Nel 1977, una tipografia londinese rifiutò di stampare un volantino per un evento culturale indipendente: il motivo? La grafica era troppo sporca, troppo “povera”, troppo lontana dall’eleganza pulita della stampa offset professionale. Così, la soluzione fu semplice: una vecchia Xerox recuperata da un ufficio dismesso, inchiostro scarso, carta economica e via, in pochi minuti il volantino era pronto. Quel rifiuto fu un’epifania estetica: la fotocopia non era solo un mezzo di riproduzione, ma un linguaggio visivo con una sua identità, un nuovo codice espressivo fatto di sgranature, aloni e nero saturo che sanguina sulla carta.

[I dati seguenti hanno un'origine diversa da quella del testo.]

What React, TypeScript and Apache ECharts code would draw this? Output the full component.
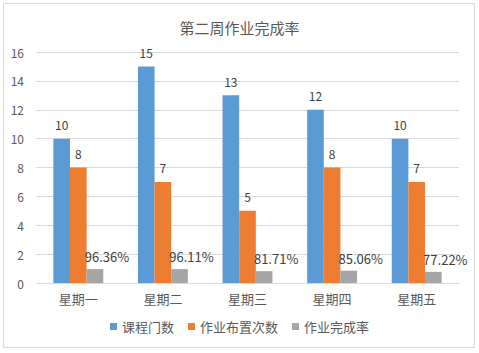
import React, { useEffect, useRef } from "react";
import * as echarts from "echarts";

const categories = ["星期一", "星期二", "星期三", "星期四", "星期五"];
const courseCount = [10, 15, 13, 12, 10];
const assignCount = [8, 7, 5, 8, 7];
const completionRate = [0.9636, 0.9611, 0.8171, 0.8506, 0.7722];
const seriesNames = ["课程门数", "作业布置次数", "作业完成率"];
const yTicks = { min: 0, max: 16, interval: 2 };

const FONT = "'Noto Sans CJK SC', 'Noto Sans', sans-serif";

export default function App() {
  const ref = useRef<HTMLDivElement>(null);
  useEffect(() => {
    if (!ref.current) return;
    const chart = echarts.init(ref.current, undefined, { renderer: "svg" });
    const labelBase = {
      show: true,
      position: "top" as const,
      distance: 8,
      color: "#404040",
      fontSize: 12,
      fontFamily: FONT,
    };
    chart.setOption({
      animation: false,
      backgroundColor: "#ffffff",
      title: {
        text: "第二周作业完成率",
        left: "center",
        top: 15,
        textStyle: { color: "#595959", fontSize: 15, fontWeight: "normal", fontFamily: FONT },
      },
      graphic: [
        {
          type: "rect",
          shape: { x: 3.5, y: 3.5, width: 471, height: 344 },
          style: { fill: "none", stroke: "#D9D9D9", lineWidth: 1 },
          silent: true,
        },
      ],
      legend: {
        bottom: 15,
        left: "center",
        itemWidth: 7,
        itemHeight: 7,
        itemGap: 14,
        icon: "rect",
        textStyle: { color: "#595959", fontSize: 13, fontFamily: FONT },
        data: seriesNames,
      },
      grid: { left: 36, right: 20, top: 52, bottom: 70 },
      xAxis: {
        type: "category",
        data: categories,
        axisLine: { lineStyle: { color: "#D9D9D9" } },
        axisTick: { show: false },
        axisLabel: { color: "#595959", fontSize: 13, margin: 9, fontFamily: FONT },
      },
      yAxis: {
        type: "value",
        min: yTicks.min,
        max: yTicks.max,
        interval: yTicks.interval,
        axisLine: { show: false },
        axisTick: { show: false },
        splitLine: { lineStyle: { color: "#D9D9D9" } },
        axisLabel: { color: "#595959", fontSize: 12, margin: 12, fontFamily: FONT },
      },
      series: [
        {
          name: seriesNames[0],
          type: "bar",
          data: courseCount,
          barGap: "0%",
          barCategoryGap: "41%",
          itemStyle: { color: "#5B9BD5" },
          label: { ...labelBase },
        },
        {
          name: seriesNames[1],
          type: "bar",
          data: assignCount,
          barGap: "0%",
          barCategoryGap: "41%",
          itemStyle: { color: "#ED7D31" },
          label: { ...labelBase },
        },
        {
          name: seriesNames[2],
          type: "bar",
          data: completionRate,
          barGap: "0%",
          barCategoryGap: "41%",
          itemStyle: { color: "#A5A5A5" },
          label: {
            ...labelBase,
            fontSize: 13,
            distance: 6,
            offset: [12, 0],
            formatter: (p: any) => (p.value * 100).toFixed(2) + "%",
          },
        },
      ],
    });
    return () => chart.dispose();
  }, []);
  return (
    <div
      ref={ref}
      style={{ position: "fixed", left: 0, top: 0, width: 479, height: 353, background: "#fff" }}
    />
  );
}
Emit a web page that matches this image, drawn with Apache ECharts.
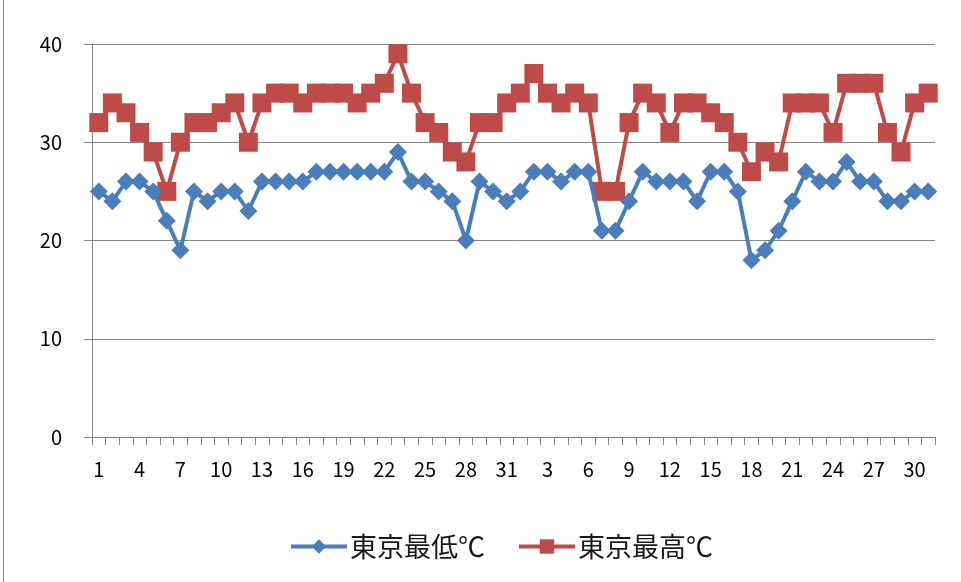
<!DOCTYPE html>
<html>
<head>
<meta charset="utf-8">
<script src="https://cdn.jsdelivr.net/npm/echarts@6/dist/echarts.min.js"></script>
<style>
html,body{margin:0;padding:0;background:#fff;}
#c{width:961px;height:582px;}
</style>
</head>
<body>
<div id="c"></div>
<script>
const julyDays = Array.from({length:31},(_,i)=>String(i+1));
const augDays = Array.from({length:31},(_,i)=>String(i+1));
const categories = julyDays.concat(augDays);

const lowJuly = [25,24,26,26,25,22,19,25,24,25,25,23,26,26,26,26,27,27,27,27,27,27,29,26,26,25,24,20,26,25,24];
const lowAug  = [25,27,27,26,27,27,21,21,24,27,26,26,26,24,27,27,25,18,19,21,24,27,26,26,28,26,26,24,24,25,25];
const highJuly = [32,34,33,31,29,25,30,32,32,33,34,30,34,35,35,34,35,35,35,34,35,36,39,35,32,31,29,28,32,32,34];
const highAug  = [35,37,35,34,35,34,25,25,32,35,34,31,34,34,33,32,30,27,29,28,34,34,34,31,36,36,36,31,29,34,35];

const lowName = '東京最低℃';
const highName = '東京最高℃';
const yTicks = [0,10,20,30,40];

const chart = echarts.init(document.getElementById('c'), null, {renderer:'canvas'});
const font = '"Noto Sans CJK JP", "Noto Sans", sans-serif';
chart.setOption({
  animation:false,
  backgroundColor:'#fff',
  textStyle:{fontFamily:font},
  grid:{left:92,right:26,top:44,bottom:145,containLabel:false},
  legend:{
    bottom:17,left:284,
    itemWidth:56,itemHeight:18,itemGap:32,
    lineStyle:{width:4},
    textStyle:{fontSize:27,color:'#1a1a1a',fontFamily:font,padding:[0,0,0,-2]},
    data:[lowName,highName]
  },
  xAxis:{
    type:'category',
    data:categories,
    boundaryGap:true,
    axisLine:{show:true,lineStyle:{color:'#868686',width:1}},
    axisTick:{show:true,interval:0,length:8,lineStyle:{color:'#868686'}},
    axisLabel:{interval:2,fontSize:20,color:'#000',margin:22,fontFamily:font},
    splitLine:{show:false}
  },
  yAxis:{
    type:'value',
    min:yTicks[0],max:yTicks[yTicks.length-1],interval:10,
    axisLine:{show:true,lineStyle:{color:'#868686',width:1}},
    axisTick:{show:true,length:8,lineStyle:{color:'#868686'}},
    axisLabel:{fontSize:20,color:'#000',margin:30,fontFamily:font},
    splitLine:{show:true,lineStyle:{color:'#868686',width:1}}
  },
  series:[
    {
      name:lowName,type:'line',data:lowJuly.concat(lowAug),
      symbol:'diamond',symbolSize:18,showAllSymbol:true,
      lineStyle:{color:'#4A7EBB',width:4},
      itemStyle:{color:'#4A7EBB'},
      emphasis:{disabled:true},z:3
    },
    {
      name:highName,type:'line',data:highJuly.concat(highAug),
      symbol:'rect',symbolSize:19,showAllSymbol:true,
      lineStyle:{color:'#BE4B48',width:4},
      itemStyle:{color:'#BE4B48'},
      emphasis:{disabled:true},z:2
    }
  ],
  graphic:[
    {type:'line',shape:{x1:3.5,y1:0,x2:3.5,y2:582},style:{stroke:'#868686',lineWidth:1}}
  ]
});
</script>
</body>
</html>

La fotocopia ha conquistato il suo spazio nell’immaginario collettivo senza chiedere il permesso, spinta dalla necessità di diffondere messaggi fuori dai circuiti ufficiali. Eppure, al di là della sua funzione pratica, c’è qualcosa di magnetico nella sua estetica: quelle textures granulose che sembrano fatte di polvere, i contrasti estremi che riducono le immagini a silhouette brutaliste, le sbavature che trasformano la riproduzione in un’opera irripetibile. Ogni copia è uguale e diversa al tempo stesso, con piccole imperfezioni che la rendono unica, come se la macchina stessa intervenisse nel processo creativo. Ma perché ci piace così tanto? Perché il suo aspetto rozzo e sfocato ci sembra più vero di una stampa ad alta risoluzione? La risposta sta nel suo rifiuto della patina, nella sua dichiarazione d’indipendenza dai canoni della grafica commerciale. La fotocopia non lusinga l’occhio, non cerca la perfezione, anzi, la corrompe. In un mondo sempre più levigato e filtrato, quella grana sporca diventa un atto di resistenza. Ci piace perché sa di vissuto, perché conserva il gesto fisico della sua creazione: la pressione del coperchio sulla carta, le dita sporche di toner, il rumore ripetitivo della macchina che scansiona e imprime.





L’estetica della fotocopia è un elogio dell’imperfezione e dell’entropia visiva. Si colloca nel territorio del Wabi-Sabi, l’arte giapponese di trovare bellezza nell’incompleto e nel deteriorato, ma con un’attitudine più rabbiosa, più punk. Ci piace perché è autentica, perché ci racconta qualcosa di diverso ogni volta che la guardiamo. E oggi? La logica vorrebbe che la fotocopia fosse morta, spazzata via dal digitale, dai PDF e dai social network, e invece no. La fotocopia non muore, si trasforma. La sua estetica viene emulata dai filtri grafici, dai glitch digitali, dal finto sporco che si applica ai design patinati per aggiungere un tocco di verità. Perché? Perché continuiamo a desiderare quel senso di matericità, quell’organicità imperfetta che ci fa sentire che qualcosa è reale. La fotocopia sopravvive non per nostalgia, ma per necessità: in un mondo dove ogni pixel può essere rifinito all’infinito, quella sgranatura nera e impietosa ci ricorda che non tutto può (o deve) essere levigato. E se oggi abbiamo l’illusione di poter controllare ogni dettaglio delle immagini che produciamo, la fotocopia ci guarda e ride. Lei è fuori dal nostro controllo. E forse è proprio per questo che continuiamo ad amarla.